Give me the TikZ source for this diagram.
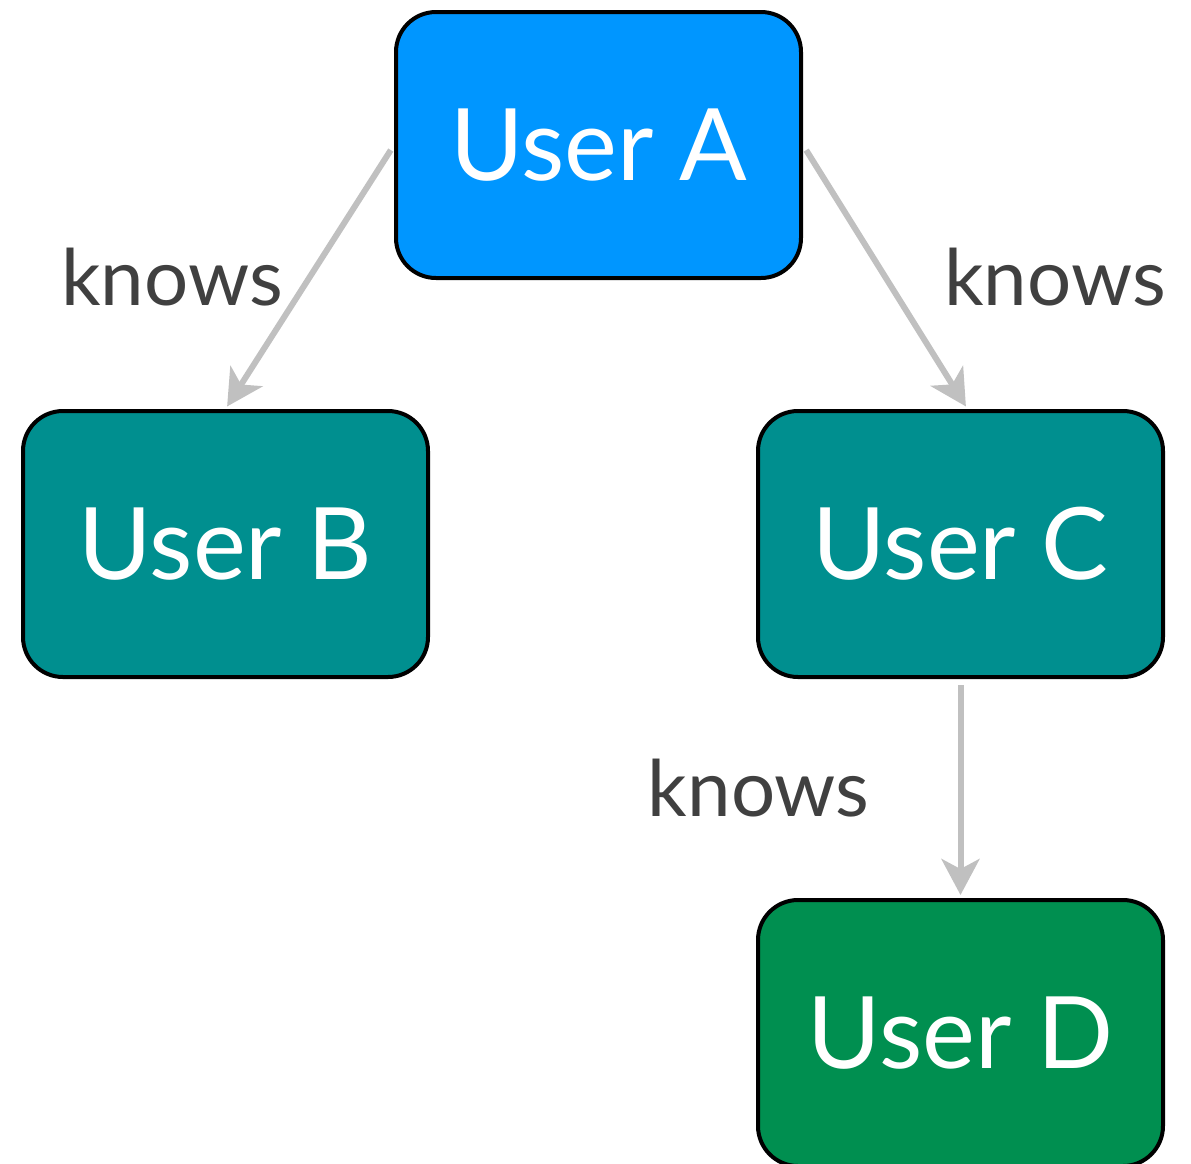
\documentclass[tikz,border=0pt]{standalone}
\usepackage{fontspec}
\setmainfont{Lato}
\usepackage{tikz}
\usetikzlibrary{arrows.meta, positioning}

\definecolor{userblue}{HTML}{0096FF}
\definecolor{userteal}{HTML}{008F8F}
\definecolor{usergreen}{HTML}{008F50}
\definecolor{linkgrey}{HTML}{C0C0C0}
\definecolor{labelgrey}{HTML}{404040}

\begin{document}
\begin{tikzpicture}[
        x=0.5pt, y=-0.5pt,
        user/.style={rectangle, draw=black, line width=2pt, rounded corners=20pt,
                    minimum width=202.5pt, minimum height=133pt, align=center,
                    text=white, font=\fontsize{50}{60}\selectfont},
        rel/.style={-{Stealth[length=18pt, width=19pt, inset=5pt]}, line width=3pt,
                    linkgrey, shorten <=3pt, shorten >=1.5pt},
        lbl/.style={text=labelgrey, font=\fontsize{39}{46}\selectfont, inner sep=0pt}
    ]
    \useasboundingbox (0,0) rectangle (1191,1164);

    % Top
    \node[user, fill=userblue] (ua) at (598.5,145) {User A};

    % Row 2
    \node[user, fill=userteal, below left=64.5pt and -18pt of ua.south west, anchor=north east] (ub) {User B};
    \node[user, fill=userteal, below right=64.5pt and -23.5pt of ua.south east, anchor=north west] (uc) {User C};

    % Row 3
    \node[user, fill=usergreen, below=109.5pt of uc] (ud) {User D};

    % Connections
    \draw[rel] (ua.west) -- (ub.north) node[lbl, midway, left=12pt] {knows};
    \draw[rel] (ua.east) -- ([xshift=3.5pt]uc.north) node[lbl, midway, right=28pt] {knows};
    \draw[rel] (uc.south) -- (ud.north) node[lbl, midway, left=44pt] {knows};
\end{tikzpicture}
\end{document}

──────────────────────────────

Directive.
Output each line exactly; omit every picture.

Answer to the exercise.
Give me the TikZ source for this diagram.
\documentclass[tikz,border=0pt]{standalone}
\usepackage{fontspec}
\setmainfont{Lato}
\usepackage{tikz}
\usetikzlibrary{arrows.meta, positioning}

\definecolor{userblue}{HTML}{0096FF}
\definecolor{userteal}{HTML}{008F8F}
\definecolor{usergreen}{HTML}{008F50}
\definecolor{linkgrey}{HTML}{C0C0C0}
\definecolor{labelgrey}{HTML}{404040}

\begin{document}
\begin{tikzpicture}[
        x=0.5pt, y=-0.5pt,
        user/.style={rectangle, draw=black, line width=2pt, rounded corners=20pt,
                    minimum width=202.5pt, minimum height=133pt, align=center,
                    text=white, font=\fontsize{50}{60}\selectfont},
        rel/.style={-{Stealth[length=18pt, width=19pt, inset=5pt]}, line width=3pt,
                    linkgrey, shorten <=3pt, shorten >=1.5pt},
        lbl/.style={text=labelgrey, font=\fontsize{39}{46}\selectfont, inner sep=0pt}
    ]
    \useasboundingbox (0,0) rectangle (1191,1164);

    % Top
    \node[user, fill=userblue] (ua) at (598.5,145) {User A};

    % Row 2
    \node[user, fill=userteal, below left=64.5pt and -18pt of ua.south west, anchor=north east] (ub) {User B};
    \node[user, fill=userteal, below right=64.5pt and -23.5pt of ua.south east, anchor=north west] (uc) {User C};

    % Row 3
    \node[user, fill=usergreen, below=109.5pt of uc] (ud) {User D};

    % Connections
    \draw[rel] (ua.west) -- (ub.north) node[lbl, midway, left=12pt] {knows};
    \draw[rel] (ua.east) -- ([xshift=3.5pt]uc.north) node[lbl, midway, right=28pt] {knows};
    \draw[rel] (uc.south) -- (ud.north) node[lbl, midway, left=44pt] {knows};
\end{tikzpicture}
\end{document}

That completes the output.